I hadn't even considered that, but I think you may be right! There's been some energetic discussion of iterators on the Go issue tracker lately.


Think of all the confusion and hot air that could be saved if we all just switched to Lisp.


The game that I'm working on in my spare time has a lot of state machines in it compiled to CLOS, letting me use method calls as a means of directly sending sending events.
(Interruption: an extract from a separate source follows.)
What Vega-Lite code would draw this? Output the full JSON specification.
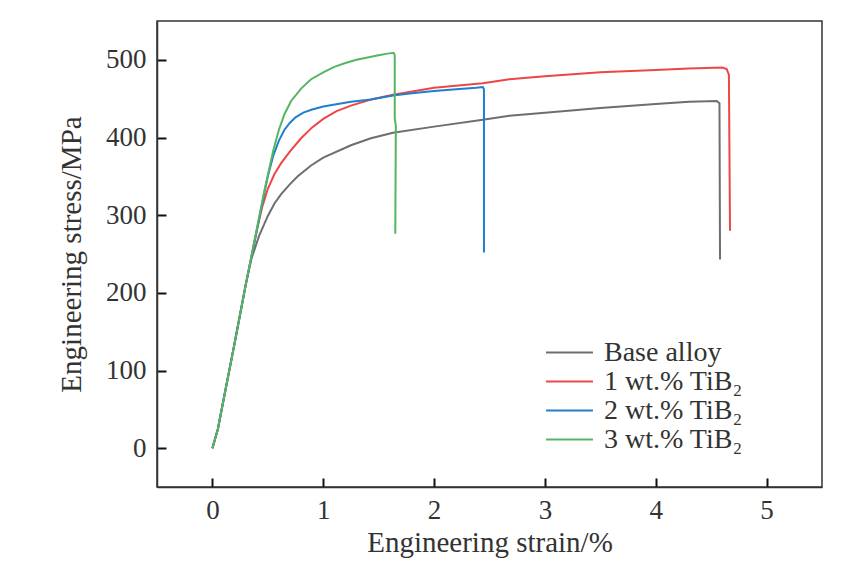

Rather than write all those methods myself, with `case` forms on the state, I spent an afternoon writing this [0]

  (defmacro defdelta (class &body body)
    (let* ((body `(,@body
                   (- enter - - -)
                   (- leave - - -)))
           (acc (group-by
                 1
                 (let ((-q0) (-e) (-w) (-q) (-a))
                   (loop for (q0 e w q a) in (cdr body) do
                     (setf -q0 (tc q0 -q0)
                           -e  (tc e  -e)
                           -w  (tc w  -w)
                           -q  (tc q  -q)
                           -a  (tc a  -a))
                         collect (list -q0 -e -w -q -a))))))
      (push (cons class acc) *delta*)
      `(progn
         ,@(loop for (e . clauses) in acc collecting
                 `(progn
                    (defevent ,e)
                    (defmethod ,e ((me ,class) &rest args)
                      (when (member *@* args)
                        (apply #'emit ',e (state me) me args))
                      (case (state me)
                        ,@ (loop for (q0 . deltas) in (group-by 0 clauses)
                                 collecting
                                 `(,q0 (random-case
                                         ,@ (loop for (- -- w q a) in deltas
                                                  collecting
                                                  `((,@(or w 1))
                                                    ,@(when (and q (not (eq q0 q)))
                                                        `((change-state me ',q args)))
                                                    ,@(when a
                                                        `((apply ',a me args)))))))))))))))

which allows me to write, for example, this

  (defdelta door
    (  q0        event       -  q         action       )
    ;;--------------------------------------------------
    (  locked    challenge   -  -         test-lock    )
    (  ^         unlock      -  unlocked  -            )
    (  ^         enter       -  -         to-locked    )
    ;;--------------------------------------------------
    (  unlocked  enter       -  -         to-unlocked  )
    (  ^         challenge   -  open      -            )
    (  ^         lock        -  locked    -            )
    ;;--------------------------------------------------
    (  open      enter       -  -         to-open      )
    (  ^         arrival     -  blocked   -            )
    (  ^         shut        -  unlocked  -            )
    ;;--------------------------------------------------
    (  blocked   departure   -  open      -            )
    (  ^         enter   -   -            to-blocked   ))
along with some support code (e.g., the action functions) to define the auto-closing, auto-locking behavior of doors.

---

[0] Some helpers have been omitted. `defevent` defines a generic function with the given name and a particular set of arguments, and a default method that does nothing. `change-state` handles the mechanics of updating the state variable, sending a `leave` event just before the transition and `enter` just after.


This makes me think of tries. You don’t actually need to store the value at the leaf if you simply knew the path traversed in the traversal function. Of course sometimes it’s more efficient to store values.